Aujourd’hui quand je regarde la télévision, et que j’aperçois le visage encore juvénile d’Ahmed, désormais président de la Fédération Nationale de Football et ancien candidat à la présidence de la CAF, il me renvoyait à ce moment inoubliable.

Quand un troubadour adoucit les effets psychologiques de la guerre
Notre pays s’installe désormais dans la guerre. Presque toutes les générations présentes n’avaient jamais connu la guerre au sens propre du terme. Le climat était de plus en plus lourd. Les esprits étaient inquiets. En dépit de tout cela, des chanteurs de grand talent, comme Cheikh Ould Abba et Nnémaa Mint Chweikh, dominaient la scène artistique. À travers leurs chants et leurs animations, ils propagèrent gratuitement un message d’optimisme, atténuant ainsi les effets psychologiques négatifs de la guerre sur le moral des populations, notamment sur celui des soldats engagés sur le front.
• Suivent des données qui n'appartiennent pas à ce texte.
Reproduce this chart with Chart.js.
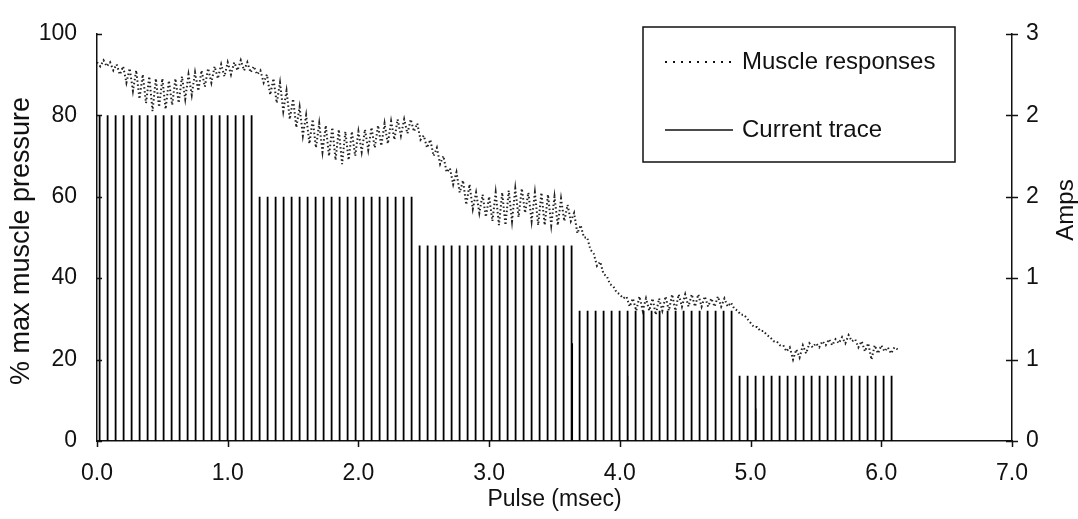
<!DOCTYPE html>
<html lang="en">
<head>
<meta charset="UTF-8">
<title>Muscle responses and current trace</title>
<script src="https://cdn.jsdelivr.net/npm/chart.js"></script>
<style>
    body { margin: 0; background: #ffffff; }
    .wrap { width: 1078px; height: 519px; }
</style>
</head>
<body>
<div class="wrap"><canvas id="pulseChart" width="1078" height="519"></canvas></div>
<script>
// current steps (amps), 20 pulses at each level
const currentLevels = [2.4, 1.8, 1.44, 0.96, 0.48];
const pulsesPerLevel = 20;
const pulseStart = 0.02;      // msec
const pulseInterval = 0.0612; // msec
// the few short pulses that sit next to a full one
const shortPulseTimes = [3.635, 4.06, 5.04];
const shortPulseAmps = [0.72, 0.48, 0.24];

// muscle response (% max), one reading every 0.025 msec from 0.0
const muscleStep = 0.025;
const muscleValues = [
    93, 92, 93.5, 92,   93, 91, 92.5, 90,   92, 88, 91.5, 86,   91, 84, 90, 83,
    89.5, 81, 89, 82,   89, 81.5, 88.5, 82.5, 89, 83, 89.5, 84, 90, 85, 90.5, 86,
    91, 87, 91.5, 88,   92, 89, 92.5, 89.5, 93, 90, 93, 91,     93.5, 91, 93, 90.5,
    92, 90, 91, 88,     90, 85, 89, 83,     88, 81, 86, 79,     84, 77, 82, 75,
    80, 73, 79, 72,     78, 71, 77.5, 70,   77, 69, 76.5, 68,   76, 69, 76, 70,
    76, 71, 76.5, 71.5, 77, 72, 77.5, 72.5, 78, 73, 78.5, 74,   79, 75, 79, 75.5,
    79, 76, 78, 74,     75, 72, 74, 70,     72, 68, 70, 66,     67, 63, 66, 61,
    64, 58, 63, 57,     61, 56, 60.5, 55,   60, 54, 61, 53,     61, 53, 61.5, 54,
    62, 55, 62, 56,     61, 54, 61, 53,     61, 53, 60.5, 53,   60, 53, 59.5, 54,
    58, 54, 56, 51,     53, 50, 50, 47,     46, 43, 44, 41,     40.5, 38.5, 38, 36.5,
    36, 35, 35.5, 33,   35, 32, 35.5, 32,   35, 32, 35, 31,     35, 32, 35.5, 32,
    36, 32, 36, 33,     36, 33, 36, 33,     36, 33, 35.5, 33,   35, 33, 35.5, 33,
    35, 33, 34, 32.5,   32, 31, 31, 30,     29, 28, 28, 27,     27, 26, 25.5, 24.5,
    24.5, 23.5, 23.5, 22, 23, 20, 22.5, 20.5, 23.5, 21.5, 24, 23, 24, 23, 24.5, 23.5,
    25, 23.5, 25, 24,   25.5, 24, 26, 24.5, 25, 23, 24.5, 22,   24, 20, 23.5, 21.5,
    23.5, 22, 23, 21.5, 23, 22.5
];

const FONT = '"Liberation Sans", Arial, sans-serif';
const INK = '#111111';

// vertical pulse lines: 0 -> amp -> gap
const currentPoints = [];
currentLevels.forEach((amp, k) => {
    for (let i = 0; i < pulsesPerLevel; i++) {
        const t = pulseStart + (k * pulsesPerLevel + i) * pulseInterval;
        currentPoints.push({ x: t, y: 0 }, { x: t, y: amp }, { x: t, y: null });
    }
});
shortPulseTimes.forEach((t, i) => {
    currentPoints.push({ x: t, y: 0 }, { x: t, y: shortPulseAmps[i] }, { x: t, y: null });
});

const musclePoints = muscleValues.map((v, i) => ({ x: i * muscleStep, y: v }));

// tick marks: inside on the left, outside below, across on the right
const axisTicks = {
    id: 'axisTicks',
    afterDraw(chart) {
        const { ctx, chartArea: a, scales } = chart;
        ctx.save();
        ctx.strokeStyle = INK;
        ctx.lineWidth = 1.5;
        ctx.beginPath();
        scales.x.ticks.forEach(t => {
            const px = Math.round(scales.x.getPixelForValue(t.value)) + 0.5;
            ctx.moveTo(px, a.bottom); ctx.lineTo(px, a.bottom + 6);
        });
        scales.y.ticks.forEach(t => {
            const py = Math.round(scales.y.getPixelForValue(t.value)) + 0.5;
            ctx.moveTo(a.left, py); ctx.lineTo(a.left + 5, py);
        });
        scales.y1.ticks.forEach(t => {
            const py = Math.round(scales.y1.getPixelForValue(t.value)) + 0.5;
            ctx.moveTo(a.right - 6, py); ctx.lineTo(a.right + 6, py);
        });
        ctx.stroke();

        // vertical axis titles, both reading bottom to top
        ctx.fillStyle = INK;
        ctx.textAlign = 'center';
        ctx.textBaseline = 'middle';
        ctx.font = '27px ' + FONT;
        ctx.translate(22, 241);
        ctx.rotate(-Math.PI / 2);
        ctx.fillText('% max muscle pressure', 0, 0);
        ctx.setTransform(1, 0, 0, 1, 0, 0);
        ctx.font = '24px ' + FONT;
        ctx.translate(1066, 210);
        ctx.rotate(-Math.PI / 2);
        ctx.fillText('Amps', 0, 0);
        ctx.restore();
    }
};

// boxed legend in the upper right
const boxLegend = {
    id: 'boxLegend',
    afterDraw(chart) {
        const { ctx } = chart;
        const box = { x: 643, y: 27, w: 312, h: 135 };
        ctx.save();
        ctx.strokeStyle = INK;
        ctx.lineWidth = 1.5;
        ctx.strokeRect(box.x, box.y, box.w, box.h);
        ctx.font = '24px ' + FONT;
        ctx.fillStyle = INK;
        ctx.textBaseline = 'middle';
        const rows = [62, 130];
        chart.data.datasets.forEach((ds, i) => {
            const y = rows[i];
            ctx.beginPath();
            ctx.setLineDash(i === 0 ? [2, 6] : []);
            ctx.lineWidth = i === 0 ? 2 : 1.5;
            ctx.moveTo(665, y); ctx.lineTo(733, y);
            ctx.stroke();
            ctx.setLineDash([]);
            ctx.fillText(ds.label, 742, y);
        });
        ctx.restore();
    }
};

new Chart(document.getElementById('pulseChart'), {
    type: 'line',
    data: {
        datasets: [
            {
                label: 'Muscle responses',
                data: musclePoints,
                yAxisID: 'y',
                borderColor: '#222222',
                borderWidth: 2,
                borderDash: [1.5, 2.5],
                pointRadius: 0,
                tension: 0
            },
            {
                label: 'Current trace',
                data: currentPoints,
                yAxisID: 'y1',
                borderColor: '#000000',
                borderWidth: 1.8,
                pointRadius: 0,
                spanGaps: false,
                tension: 0
            }
        ]
    },
    options: {
        responsive: false,
        animation: false,
        layout: { padding: { top: 20, left: 0, right: 0, bottom: 0 } },
        plugins: { legend: { display: false }, tooltip: { enabled: false } },
        scales: {
            x: {
                type: 'linear',
                min: 0, max: 7,
                afterFit: s => { s.height = 78; },
                grid: { display: false, drawTicks: false },
                border: { display: true, color: INK, width: 1.5 },
                ticks: {
                    stepSize: 1, padding: 19, color: INK, font: { family: FONT, size: 23 },
                    callback: v => v.toFixed(1)
                },
                title: { display: true, text: 'Pulse (msec)', color: INK, padding: { top: 0, bottom: 6 }, font: { family: FONT, size: 23 } }
            },
            y: {
                position: 'left',
                min: 0, max: 100,
                afterFit: s => { s.width = 97; },
                grid: { display: false, drawTicks: false },
                border: { display: true, color: INK, width: 1.5 },
                ticks: { stepSize: 20, padding: 20, color: INK, font: { family: FONT, size: 23 } }
            },
            y1: {
                position: 'right',
                min: 0, max: 3,
                afterFit: s => { s.width = 66; },
                grid: { display: false, drawTicks: false },
                border: { display: true, color: INK, width: 1.5 },
                ticks: {
                    stepSize: 0.6, padding: 14, color: INK, font: { family: FONT, size: 23 },
                    callback: v => Math.round(v)
                }
            }
        }
    },
    plugins: [axisTicks, boxLegend]
});
</script>
</body>
</html>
Même les hommes du Polisario, tous d’ailleurs de souche maure, dans leurs excès parfois contre les civils, arrêtèrent une fois un certain Didi, un chanteur amateur de grand talent. Didi était épris du célèbre griot feu Cheikh Ould Abba, l’oncle paternel de feue Dimi, qu’il imitait à s’y confondre.
Les éléments de l’unité du Polisario responsables de son arrestation, dans leur solitude, lui demandèrent de leur chanter le plus simplement du monde un morceau particulièrement bien apprécié en ce moment chez Cheikh Ould Abba: « Naama Elghidi »:« les jeunes belles filles à la démarche d’autruches». Didi, bien sûr, s’exécuta. Comme récompense il fut libéré et revint sain et sauf de cette aventure.